-- Begin --

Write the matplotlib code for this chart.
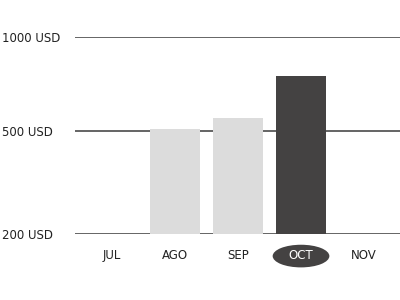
import numpy as np
import matplotlib.pyplot as plt
from matplotlib.patches import Ellipse

months = ["JUL", "AGO", "SEP", "OCT", "NOV"]
values = [np.nan, 511, 569, 792, np.nan]
bar_colors = ["#dcdcdc", "#dcdcdc", "#dcdcdc", "#444242", "#dcdcdc"]
y_ticks = [200, 500, 1000]
y_labels = ["200 USD", "500 USD", "1000 USD"]
highlight = "OCT"

# uneven tick spacing, mapped piecewise
tick_px = [0, 103, 197]


def fwd(v):
    return np.interp(v, y_ticks, tick_px)


def inv(p):
    return np.interp(p, tick_px, y_ticks)


plt.rcParams["font.family"] = "DejaVu Sans"

fig = plt.figure(figsize=(4, 3), dpi=100)
ax = fig.add_axes([0.1875, 0.22, 0.8125, 0.6567])
ax.set_yscale("function", functions=(fwd, inv))

x = np.arange(len(months))
heights = [v - 200 for v in values]
ax.bar(x, heights, bottom=200, width=0.794, color=bar_colors, zorder=3)

ax.set_ylim(200, 1000)
ax.set_xlim(-0.587, 4.571)

ax.set_yticks(y_ticks)
ax.set_yticklabels(y_labels)
ax.set_axisbelow(True)
ax.yaxis.grid(True, color="#3a3a3a", linewidth=1.1)
ax.tick_params(axis="y", length=0, pad=52.5, labelsize=8.5, labelcolor="#222222")
for lab in ax.get_yticklabels():
    lab.set_horizontalalignment("left")

ax.set_xticks(x)
ax.set_xticklabels(months)
ax.tick_params(axis="x", length=0, pad=11, labelsize=8.5, labelcolor="#222222")
hi = months.index(highlight)
ax.get_xticklabels()[hi].set_color("white")
# pill behind the highlighted month label
pill = Ellipse((hi, -0.112), 0.9, 0.115, transform=ax.get_xaxis_transform(),
               fc="#444242", ec="none", clip_on=False, zorder=0.4)
ax.add_patch(pill)

for s in ax.spines.values():
    s.set_visible(False)

fig.savefig("out.png", dpi=100)
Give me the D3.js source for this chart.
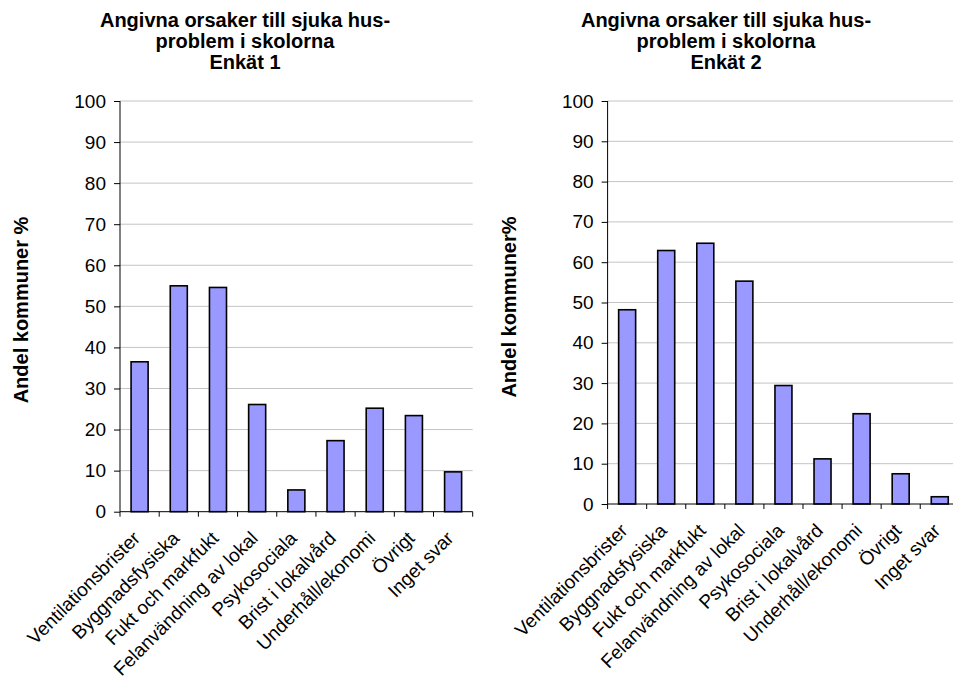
<!DOCTYPE html>
<html>
<head>
<meta charset="utf-8">
<script src="https://cdn.jsdelivr.net/npm/d3@7"></script>
<style>
  html, body { margin: 0; padding: 0; background: #fff; }
  svg { display: block; overflow: hidden; }
  text { font-family: "Liberation Sans", Arial, sans-serif; fill: #000; }
</style>
</head>
<body>
<svg id="chart" width="953" height="682"></svg>
<script>
// Survey categories (shared by both panels)
const categories = [
  "Ventilationsbrister",
  "Byggnadsfysiska",
  "Fukt och markfukt",
  "Felanvändning av lokal",
  "Psykosociala",
  "Brist i lokalvård",
  "Underhåll/ekonomi",
  "Övrigt",
  "Inget svar"
];

// Share of municipalities (%) per stated cause
const enkat1Values = [36.5, 55.0, 54.6, 26.1, 5.3, 17.3, 25.2, 23.4, 9.7];
const enkat2Values = [48.2, 62.9, 64.7, 55.3, 29.4, 11.2, 22.4, 7.5, 1.8];

const yTicks = [0, 10, 20, 30, 40, 50, 60, 70, 80, 90, 100];

const titleLines1 = ["Angivna orsaker till sjuka hus-", "problem i skolorna", "Enkät 1"];
const titleLines2 = ["Angivna orsaker till sjuka hus-", "problem i skolorna", "Enkät 2"];

const yTitle1 = "Andel kommuner %";
const yTitle2 = "Andel kommuner%";

const svg = d3.select("#chart");

function drawPanel(cfg) {
  const g = svg.append("g");

  const x = d3.scaleBand()
    .domain(cfg.categories)
    .range([cfg.left, cfg.right])
    .paddingInner(1 - 1 / 2.3)
    .paddingOuter((1 - 1 / 2.3) / 2);

  const y = d3.scaleLinear()
    .domain([0, 100])
    .range([cfg.bottom, cfg.top]);

  // horizontal gridlines
  g.append("g")
    .selectAll("line")
    .data(cfg.yTicks.filter(d => d > 0))
    .join("line")
    .attr("x1", cfg.left)
    .attr("x2", cfg.right)
    .attr("y1", d => y(d))
    .attr("y2", d => y(d))
    .attr("stroke", "#c4c4c4")
    .attr("stroke-width", 1);

  // bars
  g.append("g")
    .selectAll("rect")
    .data(cfg.values)
    .join("rect")
    .attr("x", (d, i) => x(cfg.categories[i]))
    .attr("y", d => y(d))
    .attr("width", x.bandwidth())
    .attr("height", d => y(0) - y(d))
    .attr("fill", "#9999ff")
    .attr("stroke", "#000")
    .attr("stroke-width", 1.6);

  // y axis
  const yAxis = d3.axisLeft(y)
    .tickValues(cfg.yTicks)
    .tickSize(6)
    .tickPadding(8)
    .tickFormat(d3.format("d"));
  const ya = g.append("g")
    .attr("transform", `translate(${cfg.left},0)`)
    .call(yAxis);
  ya.select(".domain").attr("stroke", "#000").attr("d", `M0,${cfg.top}V${cfg.bottom}`);
  ya.selectAll(".tick line").attr("stroke", "#000");
  ya.selectAll(".tick text")
    .style("font-size", "19px")
    .style("font-family", "'Liberation Sans', Arial, sans-serif")
    .attr("fill", "#000");

  // x axis line with ticks at category boundaries
  g.append("line")
    .attr("x1", cfg.left).attr("x2", cfg.right)
    .attr("y1", cfg.bottom).attr("y2", cfg.bottom)
    .attr("stroke", "#000");
  const step = x.step();
  g.append("g")
    .selectAll("line")
    .data(d3.range(cfg.categories.length + 1))
    .join("line")
    .attr("x1", i => cfg.left + i * step)
    .attr("x2", i => cfg.left + i * step)
    .attr("y1", cfg.bottom)
    .attr("y2", cfg.bottom + 5)
    .attr("stroke", "#000");

  // rotated category labels
  g.append("g")
    .selectAll("text")
    .data(cfg.categories)
    .join("text")
    .attr("transform", d => `translate(${x(d) + x.bandwidth() / 2 - 3},${cfg.bottom + 23}) rotate(-45)`)
    .attr("text-anchor", "end")
    .attr("dy", "0.35em")
    .style("font-size", "19px")
    .text(d => d);

  // title
  g.append("text")
    .attr("text-anchor", "middle")
    .style("font-size", "20px")
    .style("font-weight", "bold")
    .selectAll("tspan")
    .data(cfg.title)
    .join("tspan")
    .attr("x", cfg.titleX)
    .attr("y", (d, i) => cfg.titleY + i * 21)
    .text(d => d);

  // y axis title
  g.append("text")
    .attr("transform", `translate(${cfg.yTitleX},${cfg.yTitleY}) rotate(-90)`)
    .attr("text-anchor", "middle")
    .attr("dy", "0.35em")
    .style("font-size", "20px")
    .style("font-weight", "bold")
    .text(cfg.yTitle);
}

drawPanel({
  categories, values: enkat1Values, yTicks,
  left: 120, right: 472.7, top: 101, bottom: 511.7,
  title: titleLines1, titleX: 245, titleY: 27,
  yTitle: yTitle1, yTitleX: 21, yTitleY: 310
});

drawPanel({
  categories, values: enkat2Values, yTicks,
  left: 607.6, right: 959.3, top: 101, bottom: 504,
  title: titleLines2, titleX: 726, titleY: 27,
  yTitle: yTitle2, yTitleX: 508.5, yTitleY: 307
});
</script>
</body>
</html>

-- End --

Quote the records above in full, dropping each picture.

Write the matplotlib code for this chart.
import numpy as np
import matplotlib.pyplot as plt
from matplotlib.patches import Ellipse

months = ["JUL", "AGO", "SEP", "OCT", "NOV"]
values = [np.nan, 511, 569, 792, np.nan]
bar_colors = ["#dcdcdc", "#dcdcdc", "#dcdcdc", "#444242", "#dcdcdc"]
y_ticks = [200, 500, 1000]
y_labels = ["200 USD", "500 USD", "1000 USD"]
highlight = "OCT"

# uneven tick spacing, mapped piecewise
tick_px = [0, 103, 197]


def fwd(v):
    return np.interp(v, y_ticks, tick_px)


def inv(p):
    return np.interp(p, tick_px, y_ticks)


plt.rcParams["font.family"] = "DejaVu Sans"

fig = plt.figure(figsize=(4, 3), dpi=100)
ax = fig.add_axes([0.1875, 0.22, 0.8125, 0.6567])
ax.set_yscale("function", functions=(fwd, inv))

x = np.arange(len(months))
heights = [v - 200 for v in values]
ax.bar(x, heights, bottom=200, width=0.794, color=bar_colors, zorder=3)

ax.set_ylim(200, 1000)
ax.set_xlim(-0.587, 4.571)

ax.set_yticks(y_ticks)
ax.set_yticklabels(y_labels)
ax.set_axisbelow(True)
ax.yaxis.grid(True, color="#3a3a3a", linewidth=1.1)
ax.tick_params(axis="y", length=0, pad=52.5, labelsize=8.5, labelcolor="#222222")
for lab in ax.get_yticklabels():
    lab.set_horizontalalignment("left")

ax.set_xticks(x)
ax.set_xticklabels(months)
ax.tick_params(axis="x", length=0, pad=11, labelsize=8.5, labelcolor="#222222")
hi = months.index(highlight)
ax.get_xticklabels()[hi].set_color("white")
# pill behind the highlighted month label
pill = Ellipse((hi, -0.112), 0.9, 0.115, transform=ax.get_xaxis_transform(),
               fc="#444242", ec="none", clip_on=False, zorder=0.4)
ax.add_patch(pill)

for s in ax.spines.values():
    s.set_visible(False)

fig.savefig("out.png", dpi=100)
Give me the D3.js source for this chart.
<!DOCTYPE html>
<html>
<head>
<meta charset="utf-8">
<script src="https://cdn.jsdelivr.net/npm/d3@7"></script>
<style>
  html, body { margin: 0; padding: 0; background: #fff; }
  svg { display: block; overflow: hidden; }
  text { font-family: "Liberation Sans", Arial, sans-serif; fill: #000; }
</style>
</head>
<body>
<svg id="chart" width="953" height="682"></svg>
<script>
// Survey categories (shared by both panels)
const categories = [
  "Ventilationsbrister",
  "Byggnadsfysiska",
  "Fukt och markfukt",
  "Felanvändning av lokal",
  "Psykosociala",
  "Brist i lokalvård",
  "Underhåll/ekonomi",
  "Övrigt",
  "Inget svar"
];

// Share of municipalities (%) per stated cause
const enkat1Values = [36.5, 55.0, 54.6, 26.1, 5.3, 17.3, 25.2, 23.4, 9.7];
const enkat2Values = [48.2, 62.9, 64.7, 55.3, 29.4, 11.2, 22.4, 7.5, 1.8];

const yTicks = [0, 10, 20, 30, 40, 50, 60, 70, 80, 90, 100];

const titleLines1 = ["Angivna orsaker till sjuka hus-", "problem i skolorna", "Enkät 1"];
const titleLines2 = ["Angivna orsaker till sjuka hus-", "problem i skolorna", "Enkät 2"];

const yTitle1 = "Andel kommuner %";
const yTitle2 = "Andel kommuner%";

const svg = d3.select("#chart");

function drawPanel(cfg) {
  const g = svg.append("g");

  const x = d3.scaleBand()
    .domain(cfg.categories)
    .range([cfg.left, cfg.right])
    .paddingInner(1 - 1 / 2.3)
    .paddingOuter((1 - 1 / 2.3) / 2);

  const y = d3.scaleLinear()
    .domain([0, 100])
    .range([cfg.bottom, cfg.top]);

  // horizontal gridlines
  g.append("g")
    .selectAll("line")
    .data(cfg.yTicks.filter(d => d > 0))
    .join("line")
    .attr("x1", cfg.left)
    .attr("x2", cfg.right)
    .attr("y1", d => y(d))
    .attr("y2", d => y(d))
    .attr("stroke", "#c4c4c4")
    .attr("stroke-width", 1);

  // bars
  g.append("g")
    .selectAll("rect")
    .data(cfg.values)
    .join("rect")
    .attr("x", (d, i) => x(cfg.categories[i]))
    .attr("y", d => y(d))
    .attr("width", x.bandwidth())
    .attr("height", d => y(0) - y(d))
    .attr("fill", "#9999ff")
    .attr("stroke", "#000")
    .attr("stroke-width", 1.6);

  // y axis
  const yAxis = d3.axisLeft(y)
    .tickValues(cfg.yTicks)
    .tickSize(6)
    .tickPadding(8)
    .tickFormat(d3.format("d"));
  const ya = g.append("g")
    .attr("transform", `translate(${cfg.left},0)`)
    .call(yAxis);
  ya.select(".domain").attr("stroke", "#000").attr("d", `M0,${cfg.top}V${cfg.bottom}`);
  ya.selectAll(".tick line").attr("stroke", "#000");
  ya.selectAll(".tick text")
    .style("font-size", "19px")
    .style("font-family", "'Liberation Sans', Arial, sans-serif")
    .attr("fill", "#000");

  // x axis line with ticks at category boundaries
  g.append("line")
    .attr("x1", cfg.left).attr("x2", cfg.right)
    .attr("y1", cfg.bottom).attr("y2", cfg.bottom)
    .attr("stroke", "#000");
  const step = x.step();
  g.append("g")
    .selectAll("line")
    .data(d3.range(cfg.categories.length + 1))
    .join("line")
    .attr("x1", i => cfg.left + i * step)
    .attr("x2", i => cfg.left + i * step)
    .attr("y1", cfg.bottom)
    .attr("y2", cfg.bottom + 5)
    .attr("stroke", "#000");

  // rotated category labels
  g.append("g")
    .selectAll("text")
    .data(cfg.categories)
    .join("text")
    .attr("transform", d => `translate(${x(d) + x.bandwidth() / 2 - 3},${cfg.bottom + 23}) rotate(-45)`)
    .attr("text-anchor", "end")
    .attr("dy", "0.35em")
    .style("font-size", "19px")
    .text(d => d);

  // title
  g.append("text")
    .attr("text-anchor", "middle")
    .style("font-size", "20px")
    .style("font-weight", "bold")
    .selectAll("tspan")
    .data(cfg.title)
    .join("tspan")
    .attr("x", cfg.titleX)
    .attr("y", (d, i) => cfg.titleY + i * 21)
    .text(d => d);

  // y axis title
  g.append("text")
    .attr("transform", `translate(${cfg.yTitleX},${cfg.yTitleY}) rotate(-90)`)
    .attr("text-anchor", "middle")
    .attr("dy", "0.35em")
    .style("font-size", "20px")
    .style("font-weight", "bold")
    .text(cfg.yTitle);
}

drawPanel({
  categories, values: enkat1Values, yTicks,
  left: 120, right: 472.7, top: 101, bottom: 511.7,
  title: titleLines1, titleX: 245, titleY: 27,
  yTitle: yTitle1, yTitleX: 21, yTitleY: 310
});

drawPanel({
  categories, values: enkat2Values, yTicks,
  left: 607.6, right: 959.3, top: 101, bottom: 504,
  title: titleLines2, titleX: 726, titleY: 27,
  yTitle: yTitle2, yTitleX: 508.5, yTitleY: 307
});
</script>
</body>
</html>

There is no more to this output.